Thursday, October 08, 2015

Using a Virus to Permanently Sterilize Animals

Caltech biologists have developed a nonsurgical method to deliver long-term contraception to both male and female animals with a single shot. The technique--so far used only in mice--holds promise as an alternative to spaying and neutering feral animals.

The approach was developed in the lab of Bruce Hay, professor of biology and biological engineering at Caltech, and is described in the October 5 issue of Current Biology. The lead author on the paper is postdoctoral scholar Juan Li.

Hay's team was inspired by work conducted in recent years by David Baltimore and others showing that an adeno-associated virus (AAV)--a small, harmless virus that is unable to replicate on its own, that has been useful in gene-therapy trials--can be used to deliver sequences of DNA to muscle cells, causing them to produce specific antibodies that are known to fight infectious diseases, such as HIV, malaria, and hepatitis C.

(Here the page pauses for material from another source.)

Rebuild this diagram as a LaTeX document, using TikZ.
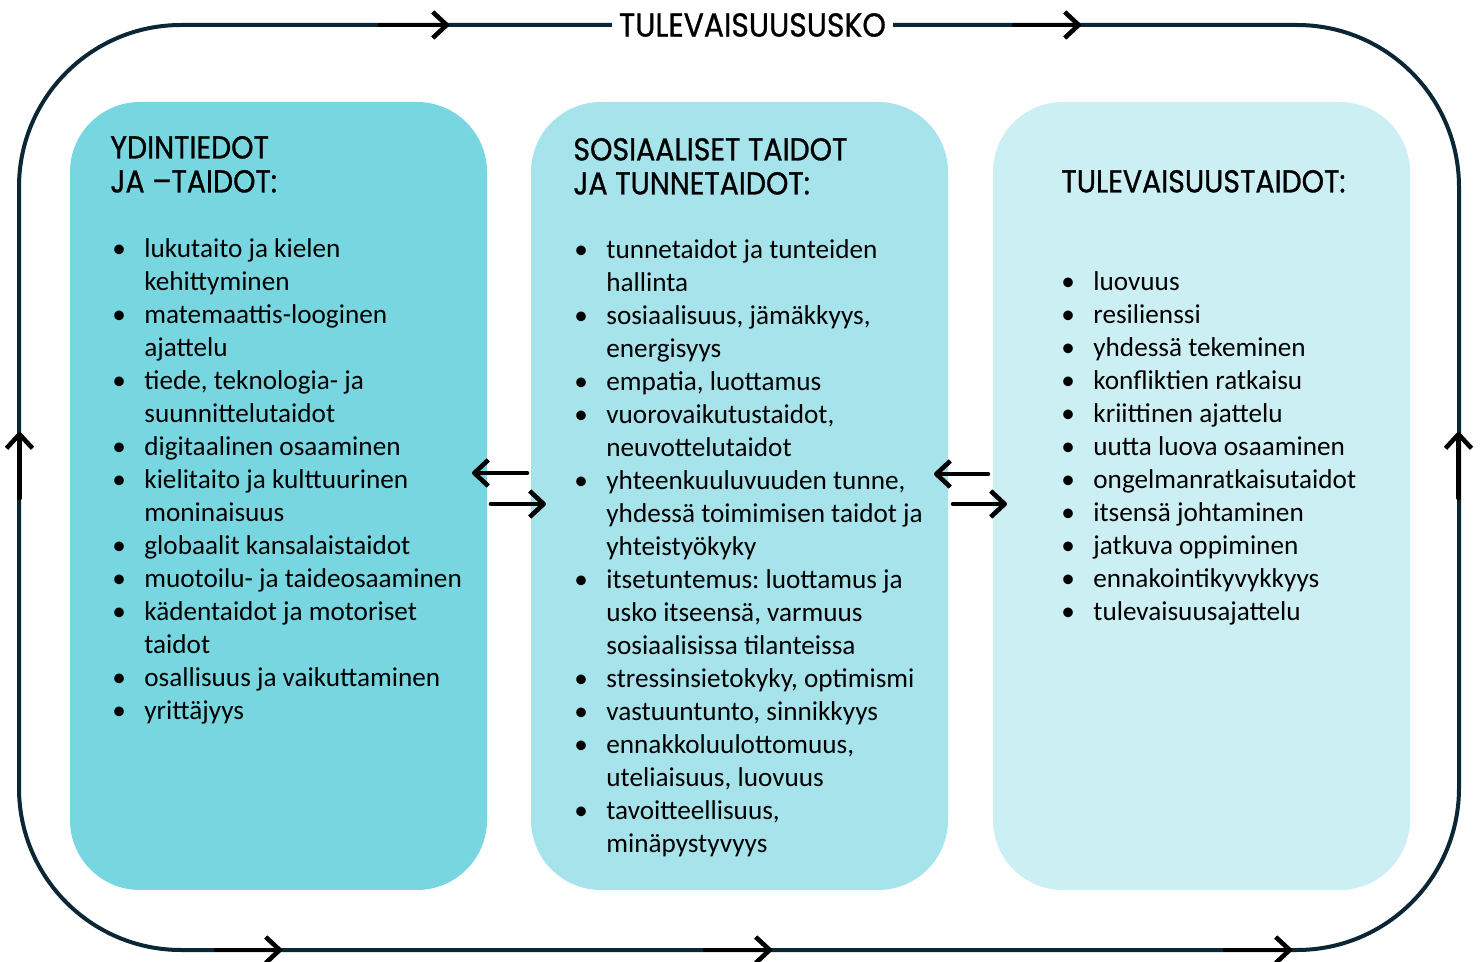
\documentclass[tikz,border=0pt]{standalone}
\usepackage{fontspec}
\setmainfont{Carlito}
\newfontfamily\headfont[FakeStretch=0.9,FakeBold=0.9]{Poppins}
\usetikzlibrary{arrows.meta}
\definecolor{boxA}{HTML}{78D6E0}
\definecolor{boxB}{HTML}{A6E3EB}
\definecolor{boxC}{HTML}{CCEFF4}
\definecolor{framecol}{HTML}{0B2635}
\newcommand\bul{\makebox[16pt][l]{\textbullet}}
\newcommand\ind{\hspace*{16pt}}
\frenchspacing
\begin{document}
\frenchspacing
\begin{tikzpicture}[x=0.5pt,y=-0.5pt,
  panel/.style={rounded corners=35pt, draw=none, inner sep=0pt, minimum width=208.5pt, minimum height=394pt},
  head/.style={anchor=north west, inner sep=0pt, align=left, font=\headfont\fontsize{15.8}{17}\selectfont},
  list/.style={anchor=north west, inner sep=0pt, align=left, font=\fontsize{13.6}{16.5}\selectfont},
  arr/.style={line width=2.3pt, line cap=round, -{Straight Barb[length=7pt,width=13pt,line join=round]}},
  titlenode/.style={fill=white, inner xsep=3.5pt, inner ysep=2pt, font=\headfont\fontsize{16.6}{18}\selectfont}
]
\useasboundingbox (0,0) rectangle (1480,962);
% outer frame
\draw[framecol, line width=2pt, rounded corners=81pt] (19,25) rectangle (1459,950);
\node[titlenode] (title) at (752.5,25) {TULEVAISUUSUSKO};
% frame arrows
\coordinate (ta1) at (380,25); \coordinate (ta2) at (449,25);
\coordinate (tb1) at (1014,25); \coordinate (tb2) at (1081,25);
\coordinate (ba1) at (216,950); \coordinate (ba2) at (282,950);
\coordinate (bb1) at (705,950); \coordinate (bb2) at (772,950);
\coordinate (bc1) at (1225,950); \coordinate (bc2) at (1292,950);
\coordinate (la1) at (19.5,498); \coordinate (la2) at (19.5,432);
\coordinate (ra1) at (1458.5,498); \coordinate (ra2) at (1458.5,432);
\foreach \a/\b in {ta1/ta2,tb1/tb2,ba1/ba2,bb1/bb2,bc1/bc2,la1/la2,ra1/ra2}
  \draw[arr] (\a) -- (\b);
% panels
\node[panel, fill=boxA] (p1) at (278.5,496) {};
\node[panel, fill=boxB] (p2) at (739.5,496) {};
\node[panel, fill=boxC] (p3) at (1201.5,496) {};
% arrows between panels
\coordinate (a1s) at (527,473); \coordinate (a1e) at (472,473);
\coordinate (a2s) at (491,504); \coordinate (a2e) at (546,504);
\coordinate (a3s) at (988,474); \coordinate (a3e) at (934,474);
\coordinate (a4s) at (953,504); \coordinate (a4e) at (1007,504);
\draw[arr] (a1s) -- (a1e);
\draw[arr] (a2s) -- (a2e);
\draw[arr] (a3s) -- (a3e);
\draw[arr] (a4s) -- (a4e);
% headings
\node[head] (h1) at (110,134.2) {\strut YDINTIEDOT\\JA –TAIDOT:};
\node[head] (h2) at (573,136.2) {\strut SOSIAALISET TAIDOT\\JA TUNNETAIDOT:};
\node[head] (h3) at (1061,168.2) {\strut TULEVAISUUSTAIDOT:};
% lists
\node[list] (l1) at (112,233.9) {\strut\bul lukutaito ja kielen\\
\ind kehittyminen\\
\bul matemaattis-looginen\\
\ind ajattelu\\
\bul tiede, teknologia- ja\\
\ind suunnittelutaidot\\
\bul digitaalinen osaaminen\\
\bul kielitaito ja kulttuurinen\\
\ind moninaisuus\\
\bul globaalit kansalaistaidot\\
\bul muotoilu- ja taideosaaminen\\
\bul kädentaidot ja motoriset\\
\ind taidot\\
\bul osallisuus ja vaikuttaminen\\
\bul yrittäjyys};
\node[list] (l2) at (574,234.9) {\strut\bul tunnetaidot ja tunteiden\\
\ind hallinta\\
\bul sosiaalisuus, jämäkkyys,\\
\ind energisyys\\
\bul empatia, luottamus\\
\bul vuorovaikutustaidot,\\
\ind neuvottelutaidot\\
\bul yhteenkuuluvuuden tunne,\\
\ind yhdessä toimimisen taidot ja\\
\ind yhteistyökyky\\
\bul itsetuntemus: luottamus ja\\
\ind usko itseensä, varmuus\\
\ind sosiaalisissa tilanteissa\\
\bul stressinsietokyky, optimismi\\
\bul vastuuntunto, sinnikkyys\\
\bul ennakkoluulottomuus,\\
\ind uteliaisuus, luovuus\\
\bul tavoitteellisuus,\\
\ind minäpystyvyys};
\node[list] (l3) at (1061,266.9) {\strut\bul luovuus\\
\bul resilienssi\\
\bul yhdessä tekeminen\\
\bul konfliktien ratkaisu\\
\bul kriittinen ajattelu\\
\bul uutta luova osaaminen\\
\bul ongelmanratkaisutaidot\\
\bul itsensä johtaminen\\
\bul jatkuva oppiminen\\
\bul ennakointikyvykkyys\\
\bul tulevaisuusajattelu};
\end{tikzpicture}
\end{document}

Li and her colleagues thought the same approach could be used to produce infertility. They used an AAV to deliver a gene that directs muscle cells to produce an antibody that neutralizes gonadotropin-releasing hormone (GnRH) in mice. GnRH is what the researchers refer to as a "master regulator of reproduction" in vertebrates--it stimulates the release of two hormones from the pituitary that promote the formation of eggs, sperm, and sex steroids. Without it, an animal is rendered infertile.

In the past, other teams have tried neutralizing GnRH through vaccination. However, the loss of fertility that was seen in those cases was often temporary. In the new study, Hay and his colleagues saw that the mice--both male and female--were unable to conceive after about two months, and the majority remained infertile for the remainder of their lives.

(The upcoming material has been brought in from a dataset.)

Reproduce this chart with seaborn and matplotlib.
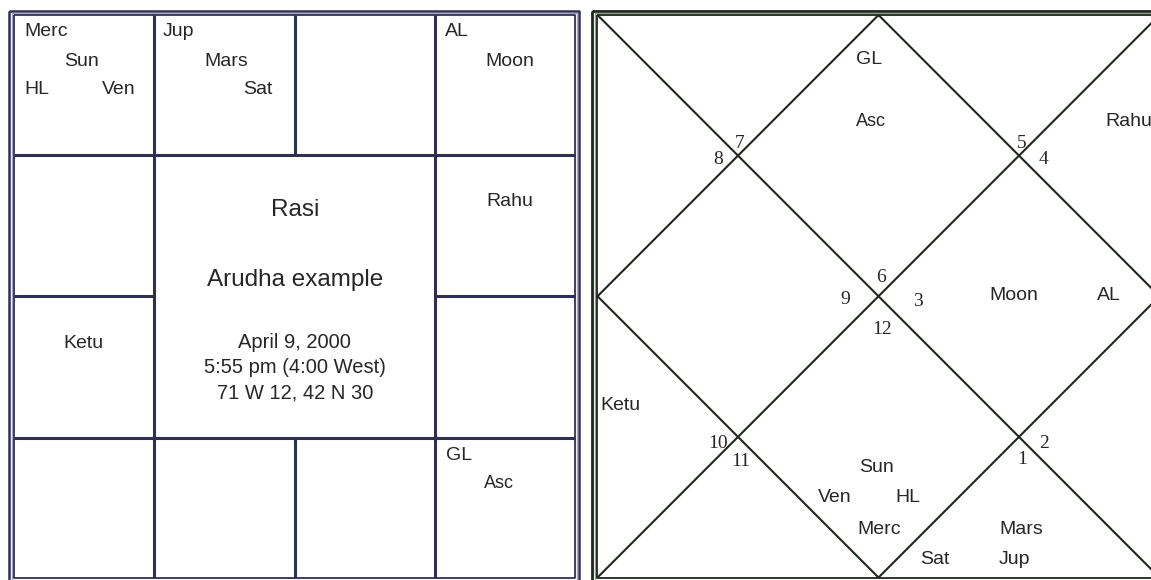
import pandas as pd
import matplotlib.pyplot as plt
import seaborn as sns

# chart texts
south_planets = ["Merc", "Sun", "HL", "Ven", "Jup", "Mars", "Sat",
                 "AL", "Moon", "Rahu", "Ketu", "GL", "Asc"]
south_title = "Rasi"
south_subtitle = "Arudha example"
birth_info = ["April 9, 2000", "5:55 pm (4:00 West)", "71 W 12, 42 N 30"]

north_planets = ["GL", "Asc", "Rahu", "Moon", "AL", "Ketu",
                 "Sun", "Ven", "HL", "Merc", "Mars", "Sat", "Jup"]
north_signs = ["7", "8", "5", "4", "6", "9", "3", "12", "10", "11", "2", "1"]

# layout (pixel coords of the picture)
south_pos = [(24, 32, "left"), (82, 61, "center"), (24, 90, "left"), (119, 90, "center"),
             (163, 32, "left"), (226, 61, "center"), (258, 90, "center"),
             (445, 32, "left"), (510, 61, "center"), (510, 202, "center"),
             (83, 343, "center"), (446, 455, "left"), (499, 484, "center")]
north_pos = [(869, 60, "center"), (871, 122, "center"), (1105, 122, "left"),
             (989, 295, "left"), (1097, 295, "left"), (600, 405, "left"),
             (877, 467, "center"), (835, 498, "center"), (908, 498, "center"),
             (879, 529, "center"), (1021, 529, "center"), (935, 560, "center"),
             (1014, 560, "center")]
sign_pos = [(740, 143), (718, 160), (1022, 144), (1044, 160), (881, 277), (845, 300),
            (918, 302), (882, 329), (718, 443), (741, 461), (1044, 443), (1022, 460)]


def segs_df(segs):
    rows = []
    for i, pts in enumerate(segs):
        for k, (x, y) in enumerate(pts):
            rows.append({"seg": i, "order": k, "x": x, "y": y})
    return pd.DataFrame(rows)


def rect(x0, y0, x1, y1):
    return [(x0, y0), (x1, y0), (x1, y1), (x0, y1), (x0, y0)]


def draw(ax, segs, color, lw):
    sns.lineplot(data=segs_df(segs), x="x", y="y", units="seg", estimator=None,
                 sort=False, color=color, linewidth=lw, ax=ax, legend=False,
                 solid_capstyle="butt")


sns.set_theme(style="white")
plt.rcParams["font.family"] = ["Liberation Sans", "DejaVu Sans"]

fig = plt.figure(figsize=(11.51, 5.80), dpi=100)
ax = fig.add_axes([0, 0, 1, 1])

# ---- south indian chart ----
navy = "#2f2f52"
xs = [14.5, 154, 295, 435.5, 575]
ys = [15, 155, 296, 437.5, 577.5]
draw(ax, [rect(9.5, 10.5, 579, 585)], navy, 1.8)
draw(ax, [rect(12, 13, 577, 582)], "#a6a6be", 1.0)
draw(ax, [rect(xs[0], ys[0], xs[4], ys[4])], navy, 1.3)
grid = [
    [(xs[0], ys[1]), (xs[4], ys[1])],
    [(xs[0], ys[3]), (xs[4], ys[3])],
    [(xs[0], ys[2]), (xs[1], ys[2])],
    [(xs[3], ys[2]), (xs[4], ys[2])],
    [(xs[1], ys[0]), (xs[1], ys[4])],
    [(xs[3], ys[0]), (xs[3], ys[4])],
    [(xs[2], ys[0]), (xs[2], ys[1])],
    [(xs[2], ys[3]), (xs[2], ys[4])],
]
draw(ax, grid, navy, 2.2)

txt = "#262626"
for name, (x, y, ha) in zip(south_planets, south_pos):
    fam = ["Liberation Sans Narrow", "Liberation Sans"] if name == "Asc" else None
    ax.text(x, y, name, ha=ha, va="center", fontsize=14 if name != "Asc" else 13,
            color=txt, family=fam)

cx = (xs[1] + xs[3]) / 2
ax.text(cx, 210, south_title, ha="center", va="center", fontsize=17.5, color=txt)
ax.text(cx, 280, south_subtitle, ha="center", va="center", fontsize=17.5, color=txt)
for i, line in enumerate(birth_info):
    ax.text(cx, 342 + i * 25.5, line, ha="center", va="center", fontsize=14.5, color=txt)

# ---- north indian chart ----
green = "#1c281c"
L, T, R, B = 597.5, 15, 1159.5, 577.5
mx, my = (L + R) / 2, (T + B) / 2
draw(ax, [rect(592, 11, 1200, 590)], green, 2.0)
draw(ax, [rect(594.8, 13, 1200, 588)], "#8d9a8d", 1.0)
draw(ax, [rect(L, T, R, B)], green, 1.3)
lines = [
    [(L, T), (R, B)],
    [(R, T), (L, B)],
    [(mx, T), (R, my), (mx, B), (L, my), (mx, T)],
]
draw(ax, lines, green, 1.5)

for name, (x, y, ha) in zip(north_planets, north_pos):
    fam = ["Liberation Sans Narrow", "Liberation Sans"] if name == "Asc" else None
    ax.text(x, y, name, ha=ha, va="center", fontsize=14 if name != "Asc" else 13,
            color=txt, family=fam)

for s, (x, y) in zip(north_signs, sign_pos):
    ax.text(x, y, s, ha="center", va="center", fontsize=14, color=txt,
            family=["Liberation Serif", "DejaVu Serif"])

ax.set_xlim(0, 1151)
ax.set_ylim(580, 0)
ax.axis("off")
fig.savefig("out.png", dpi=100, facecolor="white")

"Inhibiting GnRH is an ideal way to inhibit fertility and behaviors caused by sex steroids, such as aggression and territoriality," says Hay. He notes that in the study, his team also shows that female mice can be rendered infertile using a different antibody that targets a binding site for sperm on the egg. "This target is ideal when you want to inhibit fertility but want to leave the individual otherwise completely normal in terms of reproductive behaviors and hormonal cycling."

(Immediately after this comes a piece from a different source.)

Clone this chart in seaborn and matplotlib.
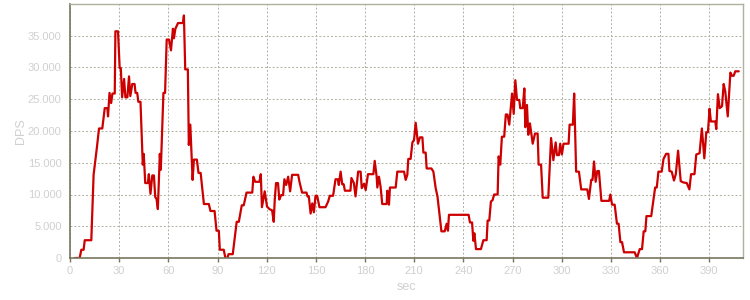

Hay's team has dubbed the new approach "vectored contraception" and says that there are many other proteins that are thought to be important for reproduction that might also be targeted by this technique.


I am not at all afraid of whom might get this and the greater implications of this technology.  Nothing could possibly go wrong here!

1 comment:

Anonymous said...

Surely there has never been a movie plot based on this premise!